HYPEVOX – Pada akhir April 2025, Firdaus Ahmad Fauzi, seorang pendaki asal Bogor, menjadi berita hangat setelah dilaporkan hilang di Gunung Binaiya, Maluku. Ia terpisah dari rombongan pada tanggal 26 April saat mendaki melalui jalur Nasapeha.
Pencarian segera dilaksanakan, namun seperti yang sering terjadi di pegunungan, kondisi yang tidak mendukung membuat segalanya menjadi lebih rumit.
Dua hari setelah dilaporkan hilang, operasi pencarian oleh Basarnas mulai dilakukan. Tim pencari melibatkan berbagai pihak, termasuk Balai Taman Nasional Manusela, namun hasil yang diharapkan sulit dicapai. Setelah tujuh hari pencarian yang melelahkan dan tidak membuahkan hasil, operasi dihentikan sesuai dengan standar operasional prosedur mereka.
Tantangan dan Cuaca Ekstrem
Selama pencarian itu, pihak Balai Taman Nasional Manusela mencatat bahwa cuaca di sekitar Gunung Binaiya sangat ekstrem. Hujan lebat dan kabut tebal menjadi bagian dari tantangan berat yang dihadapi tim SAR. Ini tentunya sangat mengganggu visibilitas dan keselamatan para petugas dan relawan yang terlibat dalam pencarian.
Setelah penghentian pencarian, cuaca tetap menjadi isu yang krusial yang menyebabkan penutupan total jalur pendakian di Gunung Binaiya. Hal ini diambil sebagai langkah preventif untuk menjaga keamanan pendaki lainnya, mengingat kondisi alam yang tidak bersahabat.
Kembali Dilanjutkan dan Ditemukan
Pencarian kemudian dilanjutkan setelah beberapa waktu dengan fokus pada jalur utama di mana Firdaus terakhir terlihat. Tim pencari berusaha maksimal untuk menemukan jejaknya di lokasi-lokasi strategis, termasuk di Kali Yahe dimana ditemukan beberapa barang miliknya seperti sepatu dan puntung rokok.

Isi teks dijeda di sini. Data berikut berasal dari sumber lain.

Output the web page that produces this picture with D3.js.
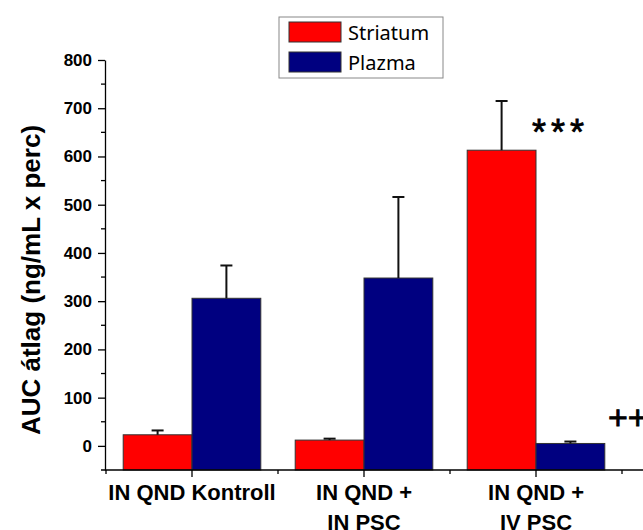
<!DOCTYPE html>
<html>
<head>
<meta charset="utf-8">
<script src="https://cdn.jsdelivr.net/npm/d3@7"></script>
<style>
  body { margin: 0; background: #fff; }
  svg { display: block; }
</style>
</head>
<body>
<svg id="chart" width="643" height="530"></svg>
<script>
// data
var groups = ["IN QND Kontroll", "IN QND +\nIN PSC", "IN QND +\nIV PSC"];
var series = ["Striatum", "Plazma"];
var striatum = [23, 12, 613];
var striatumErr = [9, 3, 102];
var plazma = [306, 348, 5];
var plazmaErr = [68, 168, 4];
var yTicks = [0, 100, 200, 300, 400, 500, 600, 700, 800];
var marks = [{text: "***", group: 2, value: 624, dx: -4}, {text: "++", group: 2, value: 35, dx: 72}];

var colors = {"Striatum": "#ff0000", "Plazma": "#000080"};

var svg = d3.select("#chart"),
    width = +svg.attr("width"),
    height = +svg.attr("height");

var x = d3.scaleBand().domain(groups).range([106, 622]).paddingInner(0.2).paddingOuter(0.1);
var xs = d3.scaleBand().domain(series).range([0, x.bandwidth()]);
var y = d3.scaleLinear().domain([-50, 800]).range([470, 60]);

var rows = groups.map(function(g, i) {
    return [
        {group: g, key: "Striatum", value: striatum[i], err: striatumErr[i]},
        {group: g, key: "Plazma", value: plazma[i], err: plazmaErr[i]}
    ];
});

// bars (Origin draws them from the axis bottom)
var gBars = svg.append("g");
gBars.selectAll("g")
    .data(rows)
    .enter().append("g")
    .selectAll("rect")
    .data(function(d) { return d; })
    .enter().append("rect")
    .attr("x", function(d) { return x(d.group) + xs(d.key); })
    .attr("y", function(d) { return y(d.value); })
    .attr("width", xs.bandwidth())
    .attr("height", function(d) { return y(-50) - y(d.value); })
    .attr("fill", function(d) { return colors[d.key]; })
    .attr("stroke", "#333")
    .attr("stroke-width", 1);

// error bars, upper only
var flat = [].concat.apply([], rows);
var cx = function(d) { return x(d.group) + xs(d.key) + xs.bandwidth() / 2; };
var gErr = svg.append("g").attr("stroke", "#111").attr("stroke-width", 2);
gErr.selectAll("line.v")
    .data(flat)
    .enter().append("line")
    .attr("class", "v")
    .attr("x1", cx).attr("x2", cx)
    .attr("y1", function(d) { return y(d.value); })
    .attr("y2", function(d) { return y(d.value + d.err); });
gErr.selectAll("line.c")
    .data(flat)
    .enter().append("line")
    .attr("class", "c")
    .attr("x1", function(d) { return cx(d) - 6; })
    .attr("x2", function(d) { return cx(d) + 6; })
    .attr("y1", function(d) { return y(d.value + d.err); })
    .attr("y2", function(d) { return y(d.value + d.err); });

// y axis
var yAxis = svg.append("g")
    .attr("transform", "translate(" + 105 + ",0)")
    .call(d3.axisLeft(y).tickValues(yTicks).tickSize(7).tickPadding(6).tickSizeOuter(0));
yAxis.select(".domain").attr("stroke", "#000").attr("stroke-width", 1.3);
yAxis.selectAll(".tick line").attr("stroke-width", 1.3);
yAxis.selectAll("text")
    .attr("font-family", "Liberation Sans, Arial, sans-serif")
    .attr("font-weight", "bold")
    .attr("font-size", 17)
    .attr("fill", "#000");
svg.append("g")
    .attr("stroke", "#000").attr("stroke-width", 1.3)
    .selectAll("line")
    .data(d3.range(50, 800, 100))
    .enter().append("line")
    .attr("x1", 101).attr("x2", 105)
    .attr("y1", function(d) { return y(d); })
    .attr("y2", function(d) { return y(d); });

// x axis
var gx = svg.append("g").attr("transform", "translate(0," + y(-50) + ")");
gx.append("line")
    .attr("x1", 101).attr("x2", width)
    .attr("stroke", "#000").attr("stroke-width", 1.3);
gx.selectAll("line.major")
    .data(groups)
    .enter().append("line")
    .attr("class", "major")
    .attr("x1", function(d) { return x(d) + x.bandwidth() / 2; })
    .attr("x2", function(d) { return x(d) + x.bandwidth() / 2; })
    .attr("y1", 0).attr("y2", 7)
    .attr("stroke", "#000").attr("stroke-width", 1.3);
gx.selectAll("line.minor")
    .data(groups.concat(["end"]))
    .enter().append("line")
    .attr("class", "minor")
    .attr("x1", function(d, i) { return x.range()[0] + i * x.step(); })
    .attr("x2", function(d, i) { return x.range()[0] + i * x.step(); })
    .attr("y1", 0).attr("y2", 4)
    .attr("stroke", "#000").attr("stroke-width", 1.3);
gx.selectAll("text")
    .data(groups)
    .enter().append("text")
    .attr("x", function(d) { return x(d) + x.bandwidth() / 2; })
    .attr("y", 30)
    .attr("text-anchor", "middle")
    .attr("font-family", "Liberation Sans, Arial, sans-serif")
    .attr("font-weight", "bold")
    .attr("font-size", 22)
    .each(function(d) {
        var t = d3.select(this);
        d.split("\n").forEach(function(line, i) {
            t.append("tspan")
                .attr("x", t.attr("x"))
                .attr("dy", i === 0 ? 0 : 30)
                .text(line);
        });
    });

// y title
svg.append("text")
    .attr("transform", "translate(40,280) rotate(-90)")
    .attr("text-anchor", "middle")
    .attr("font-family", "Liberation Sans, Arial, sans-serif")
    .attr("font-weight", "bold")
    .attr("font-size", 26)
    .text("AUC átlag (ng/mL x perc)");

// significance marks
svg.selectAll("text.mark")
    .data(marks)
    .enter().append("text")
    .attr("class", "mark")
    .attr("x", function(d) { return x(groups[d.group]) + x.bandwidth() / 2 + d.dx; })
    .attr("y", function(d) { return y(d.value); })
    .attr("font-family", "Liberation Sans, Arial, sans-serif")
    .attr("font-size", function(d) { return d.text === "***" ? 36 : 34; })
    .attr("letter-spacing", function(d) { return d.text === "***" ? 5 : 0; })
    .attr("stroke", "#000")
    .attr("stroke-width", 0.8)
    .text(function(d) { return d.text; });

// legend
var legend = svg.append("g").attr("transform", "translate(279,17)");
legend.append("rect")
    .attr("width", 164).attr("height", 61)
    .attr("fill", "#fff").attr("stroke", "#888").attr("stroke-width", 1);
var li = legend.selectAll("g.item")
    .data(series)
    .enter().append("g")
    .attr("class", "item")
    .attr("transform", function(d, i) { return "translate(10," + (5 + i * 30) + ")"; });
li.append("rect")
    .attr("width", 52).attr("height", 20)
    .attr("fill", function(d) { return colors[d]; })
    .attr("stroke", "#333").attr("stroke-width", 1);
li.append("text")
    .attr("x", 59).attr("y", 18)
    .attr("font-family", "Noto Sans, sans-serif")
    .attr("font-size", 20)
    .text(function(d) { return d; });
</script>
</body>
</html>
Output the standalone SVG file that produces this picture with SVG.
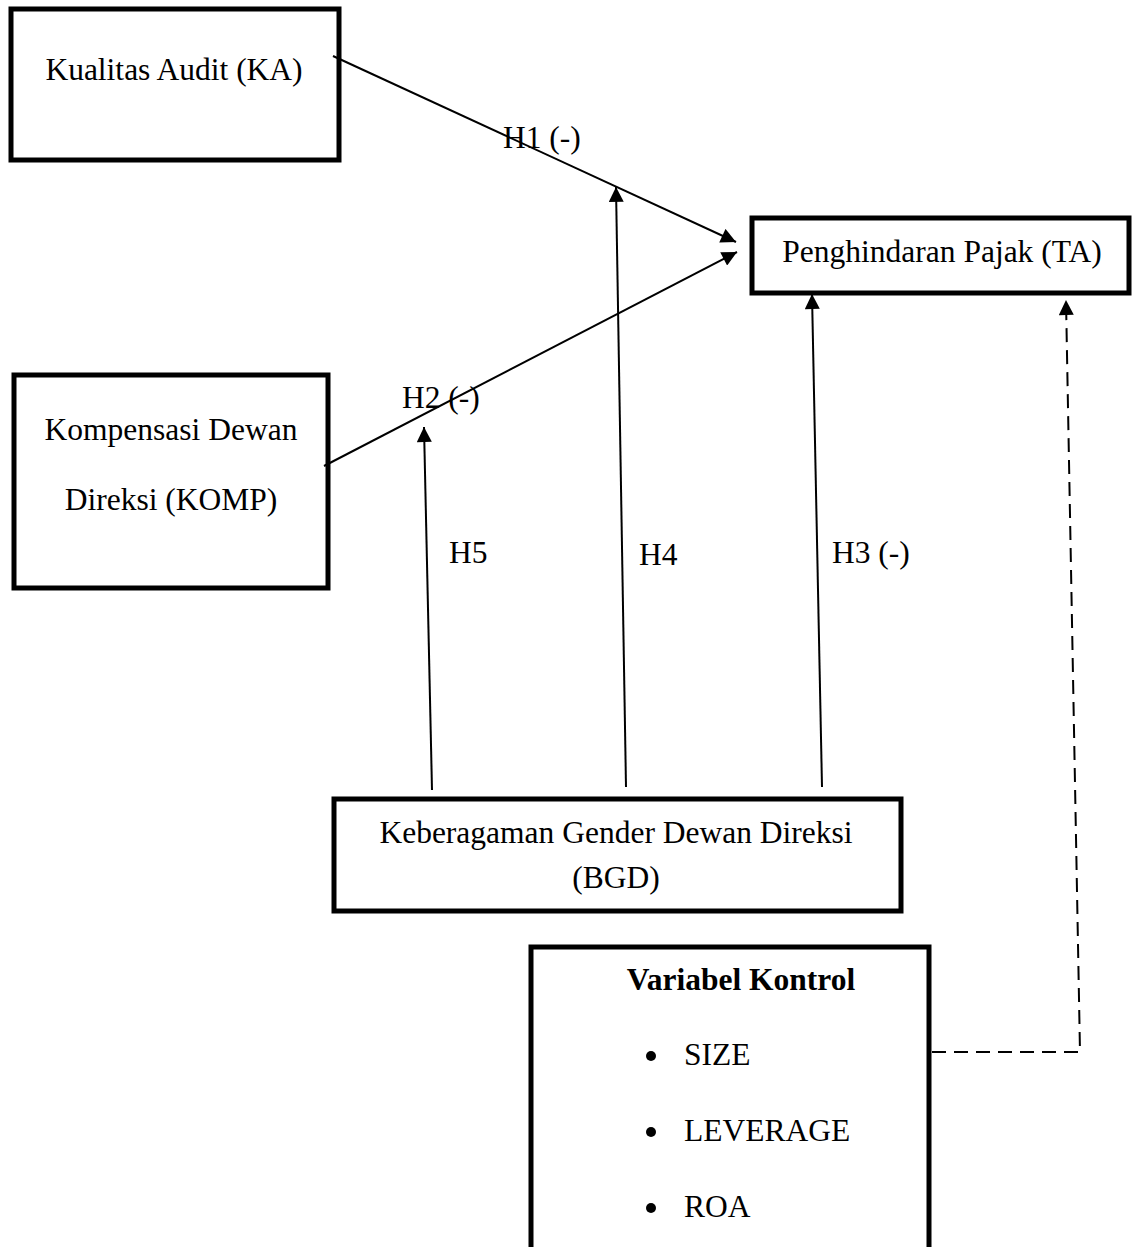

Setelah 22 hari hilang, kabar duka datang. Firdaus ditemukan tidak bernyawa tidak jauh dari jalur pendakian yang telah dicari. Semua orang terbelalak dan merasakan duka yang mendalam,
Respon Masyarakat dan Keluarga
Waktu berlalu dan masyarakat mulai memperhatikan lebih dalam tentang pencarian ini. Kesedihan memberi warna pada berita-berita yang tersebar terkait kehilangan Firdaus. Keluarga dan teman-temannya tidak berhenti berharap meski realita semakin mendesak dengan berita-berita tentang penutupan pencarian.
Keadaan ini menimbulkan banyak reaksi dari para pecinta alam dan pendaki lainnya, yang menuntut transparansi dalam proses pencarian dan penyelamatan yang seharusnya lebih dinamis dan responsif terhadap situasi seperti ini. Masyarakat pun mulai mempertanyakan tentang SOP pencarian yang diambil oleh Balai Taman Nasional.
Diskusi Tentang Pencarian Pendaki
Kasus Firdaus yang tragis membuka perbincangan besar tentang prosedur pencarian pendaki yang hilang. Kritikan keras muncul dari berbagai kalangan, termasuk mantan ketua Komunitas Pecinta Alam Ambon, yang menyoroti bahwa operasi pencarian harusnya tidak sebentar dan berorientasi pada hasil, meski kondisi cuaca di lapangan sangat mengganggu.
Banyak pendaki yang merasa pentingnya evaluasi dari setiap proses pencarian yang dilakukan agar pengalaman serupa tidak terulang di masa mendatang. Kebangkitan sosialisasi yang lebih baik terkait keselamatan di gunung menjadi sorotan.
Pelajaran Berharga
Dari tragedi ini, ada banyak pelajaran yang bisa diambil. Saat mendaki, keselamatan harus selalu diutamakan dan komunikasi dengan rekan satu tim harus terjaga. Serta yang paling penting, kesadaran akan kondisi cuaca dan lingkungan sekitar bisa sangat menentukan. Pendaki diharapkan lebih berhati-hati dan lebih memperhatikan tanda-tanda alam yang ada.
Tragedi ini bukan hanya tentang kehilangan seorang pendaki, tetapi juga tentang bagaimana kita sebagai komunitas bisa lebih siap dalam menghadapi situasi darurat. Mengedukasi diri dan rekan-rekan pendaki mengenai hal-hal dasar soal keselamatan pendakian sangatlah krusial.